TASK DETAILS :: Take every line from the first down to the line with "(t4b) at (1514,154)" and set it down exactly, without the pictures.

DATA EXTRACT ::
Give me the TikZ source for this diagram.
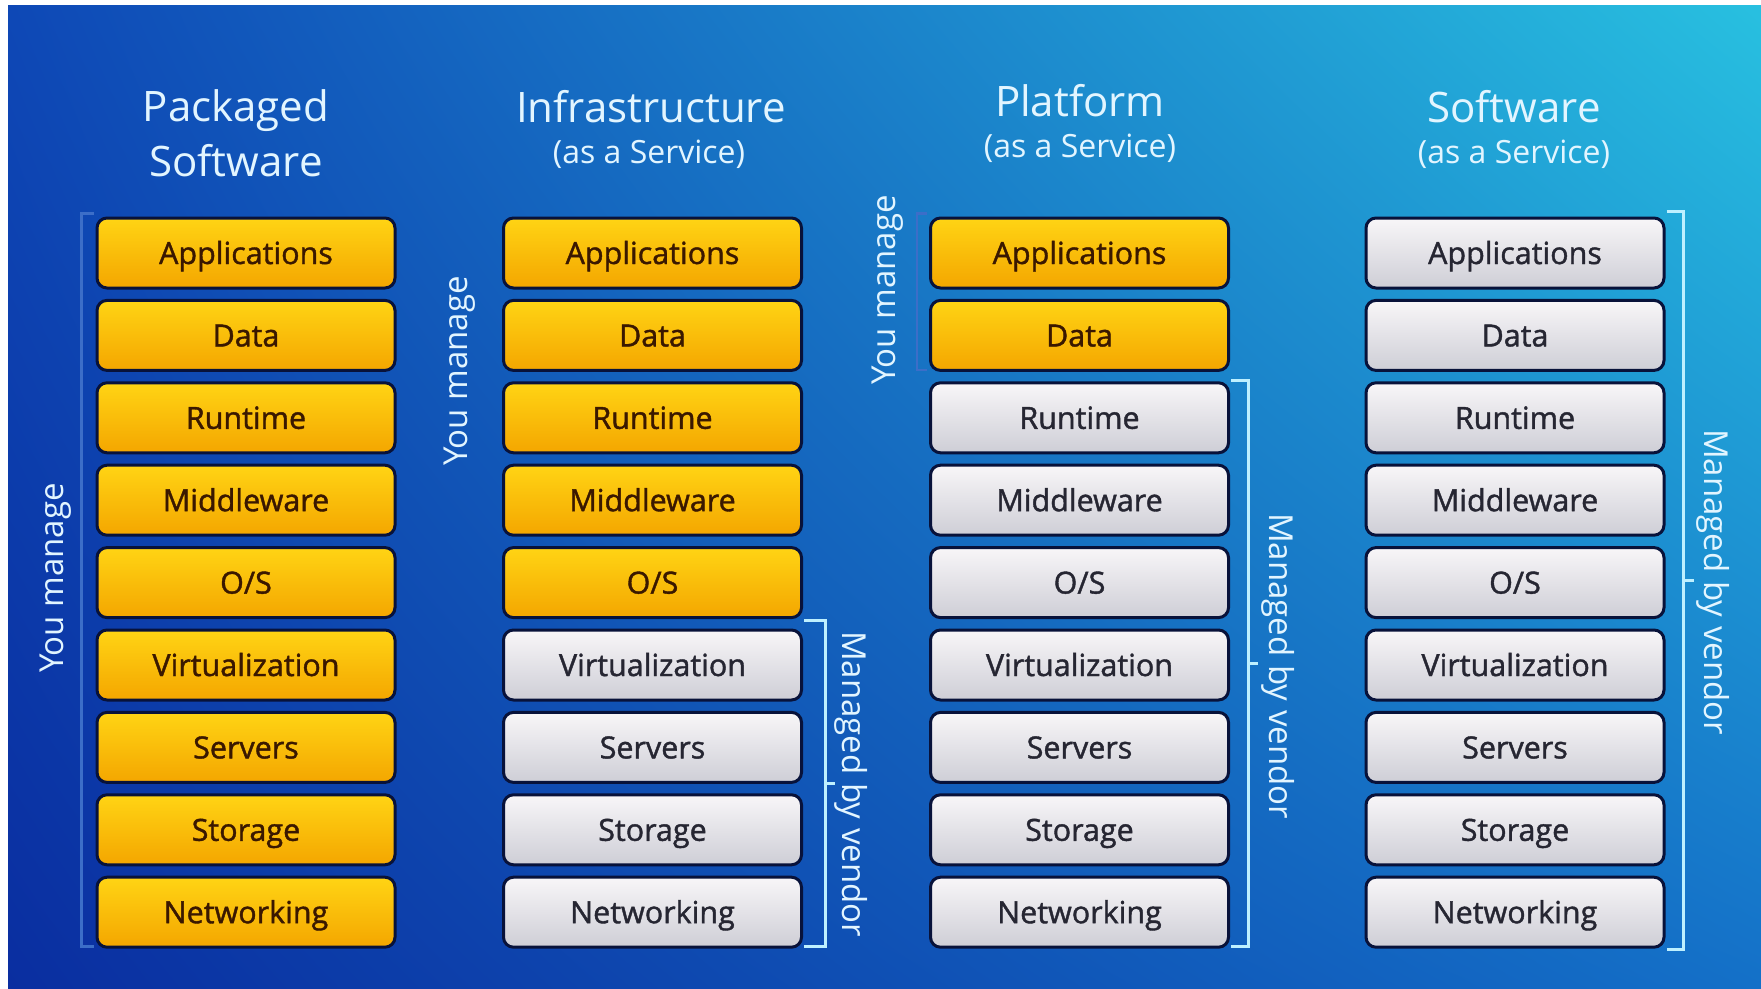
\documentclass[tikz,border=0pt]{standalone}
\usepackage{fontspec}
\setmainfont{Open Sans}
\newfontfamily\semib{Open Sans}[FakeBold=1.3]
\usetikzlibrary{calc,shadings}
\definecolor{bgUL}{RGB}{14,72,182}
\definecolor{bgUR}{RGB}{40,192,224}
\definecolor{bgLL}{RGB}{10,46,160}
\definecolor{bgLR}{RGB}{20,112,200}
\definecolor{yelTop}{RGB}{255,212,20}
\definecolor{yelBot}{RGB}{244,166,0}
\definecolor{yelText}{RGB}{58,24,0}
\definecolor{gryTop}{RGB}{248,246,248}
\definecolor{gryBot}{RGB}{206,206,214}
\definecolor{gryText}{RGB}{38,38,50}
\definecolor{boxLine}{RGB}{8,18,58}
\definecolor{titleCol}{RGB}{226,245,255}
\definecolor{brCol}{RGB}{190,240,255}
\definecolor{faintCol}{RGB}{60,110,200}
\tikzset{
  layer/.style={minimum width=298pt, minimum height=70pt, rounded corners=10pt,
    draw=boxLine, line width=3pt, inner sep=0pt, text height=22pt, text depth=0pt,
    font=\semib\fontsize{30.5}{32}\selectfont},
  mine/.style={layer, top color=yelTop, bottom color=yelBot, text=yelText},
  vend/.style={layer, top color=gryTop, bottom color=gryBot, text=gryText},
  ttl/.style={text=titleCol, font=\fontsize{42}{48}\selectfont, inner sep=0pt},
  sub/.style={text=titleCol, font=\fontsize{32}{34}\selectfont, inner sep=0pt},
  side/.style={text=titleCol, font=\fontsize{33}{35}\selectfont, inner sep=0pt},
  vbr/.style={draw=brCol, line width=3pt},
  fbr/.style={draw=faintCol, line width=2.5pt},
}
\begin{document}
\begin{tikzpicture}[x=1pt,y=-1pt]
\useasboundingbox (0,0) rectangle (1761,988);
\fill[white] (0,0) rectangle (1761,988);
\shade[upper left=bgUL, upper right=bgUR, lower left=bgLL, lower right=bgLR] (8,5) rectangle (1761,988);

% titles
\node[ttl] (t1a) at (236,111) {Packaged};
\node[ttl] (t1b) at (236,161) {Software};
\node[ttl] (t2a) at (651,107) {Infrastructure};
\node[sub] (t2b) at (649,154) {(as a Service)};
\node[ttl] (t3a) at (1080,101) {Platform};
\node[sub] (t3b) at (1080,148) {(as a Service)};
\node[ttl] (t4a) at (1514,107) {Software};
\node[sub] (t4b) at (1514,154) {(as a Service)};

% stacks
\foreach \lab [count=\i from 0] in {Applications,Data,Runtime,Middleware,O/S,Virtualization,Servers,Storage,Networking} {
  \pgfmathsetmacro\yy{253+82.4*\i}
  \node[mine] (a\i) at (246,\yy) {\lab};
  \ifnum\i<5
    \node[mine] (b\i) at (652.5,\yy) {\lab};
  \else
    \node[vend] (b\i) at (652.5,\yy) {\lab};
  \fi
  \ifnum\i<2
    \node[mine] (c\i) at (1079.5,\yy) {\lab};
  \else
    \node[vend] (c\i) at (1079.5,\yy) {\lab};
  \fi
  \node[vend] (d\i) at (1515,\yy) {\lab};
}

% faint "you manage" brackets
\draw[fbr] ([xshift=-2pt,yshift=3pt]a0.north west) -- ++(-12,0) |- ([xshift=-2pt,yshift=2pt]a8.south west);
\draw[fbr] ([xshift=-2pt,yshift=3pt]c0.north west) -- ++(-10,0) |- ([xshift=-2pt,yshift=2pt]c1.south west);

% vendor brackets
\coordinate (v2a) at ([xshift=22pt,yshift=8pt]b5.north east);
\coordinate (v2b) at ([xshift=22pt,yshift=2pt]b8.south east);
\draw[vbr] ([xshift=1pt]v2a -| b5.east) -- (v2a) -- (v2b) -- ([xshift=1pt]v2b -| b8.east);
\draw[vbr] ($(v2a)!0.5!(v2b)$) -- ++(10,0);

\coordinate (v3a) at ([xshift=18pt,yshift=1pt]c2.north east);
\coordinate (v3b) at ([xshift=18pt,yshift=2pt]c8.south east);
\draw[vbr] ([xshift=1pt]v3a -| c2.east) -- (v3a) -- (v3b) -- ([xshift=1pt]v3b -| c8.east);
\draw[vbr] ($(v3a)!0.5!(v3b)$) -- ++(10,0);

\coordinate (v4a) at ([xshift=18pt,yshift=5pt]d0.north east);
\coordinate (v4b) at ([xshift=18pt,yshift=-1pt]d8.south east);
\draw[vbr] ([xshift=1pt]v4a -| d0.east) -- (v4a) -- (v4b) -- ([xshift=1pt]v4b -| d8.east);
\draw[vbr] ($(v4a)!0.5!(v4b)$) -- ++(10,0);

% side labels
\node[side, rotate=90] (m1) at (56,578) {You manage};
\node[side, rotate=90] (m2) at (460,371) {You manage};
\node[side, rotate=90] (m3) at (888,290) {You manage};
\node[side, rotate=-90] (n2) at (851,784) {Managed by vendor};
\node[side, rotate=-90] (n3) at (1278,666) {Managed by vendor};
\node[side, rotate=-90] (n4) at (1713,582) {Managed by vendor};
\end{tikzpicture}
\end{document}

SOLUTION ::
Give me the TikZ source for this diagram.
\documentclass[tikz,border=0pt]{standalone}
\usepackage{fontspec}
\setmainfont{Open Sans}
\newfontfamily\semib{Open Sans}[FakeBold=1.3]
\usetikzlibrary{calc,shadings}
\definecolor{bgUL}{RGB}{14,72,182}
\definecolor{bgUR}{RGB}{40,192,224}
\definecolor{bgLL}{RGB}{10,46,160}
\definecolor{bgLR}{RGB}{20,112,200}
\definecolor{yelTop}{RGB}{255,212,20}
\definecolor{yelBot}{RGB}{244,166,0}
\definecolor{yelText}{RGB}{58,24,0}
\definecolor{gryTop}{RGB}{248,246,248}
\definecolor{gryBot}{RGB}{206,206,214}
\definecolor{gryText}{RGB}{38,38,50}
\definecolor{boxLine}{RGB}{8,18,58}
\definecolor{titleCol}{RGB}{226,245,255}
\definecolor{brCol}{RGB}{190,240,255}
\definecolor{faintCol}{RGB}{60,110,200}
\tikzset{
  layer/.style={minimum width=298pt, minimum height=70pt, rounded corners=10pt,
    draw=boxLine, line width=3pt, inner sep=0pt, text height=22pt, text depth=0pt,
    font=\semib\fontsize{30.5}{32}\selectfont},
  mine/.style={layer, top color=yelTop, bottom color=yelBot, text=yelText},
  vend/.style={layer, top color=gryTop, bottom color=gryBot, text=gryText},
  ttl/.style={text=titleCol, font=\fontsize{42}{48}\selectfont, inner sep=0pt},
  sub/.style={text=titleCol, font=\fontsize{32}{34}\selectfont, inner sep=0pt},
  side/.style={text=titleCol, font=\fontsize{33}{35}\selectfont, inner sep=0pt},
  vbr/.style={draw=brCol, line width=3pt},
  fbr/.style={draw=faintCol, line width=2.5pt},
}
\begin{document}
\begin{tikzpicture}[x=1pt,y=-1pt]
\useasboundingbox (0,0) rectangle (1761,988);
\fill[white] (0,0) rectangle (1761,988);
\shade[upper left=bgUL, upper right=bgUR, lower left=bgLL, lower right=bgLR] (8,5) rectangle (1761,988);

% titles
\node[ttl] (t1a) at (236,111) {Packaged};
\node[ttl] (t1b) at (236,161) {Software};
\node[ttl] (t2a) at (651,107) {Infrastructure};
\node[sub] (t2b) at (649,154) {(as a Service)};
\node[ttl] (t3a) at (1080,101) {Platform};
\node[sub] (t3b) at (1080,148) {(as a Service)};
\node[ttl] (t4a) at (1514,107) {Software};
\node[sub] (t4b) at (1514,154) {(as a Service)};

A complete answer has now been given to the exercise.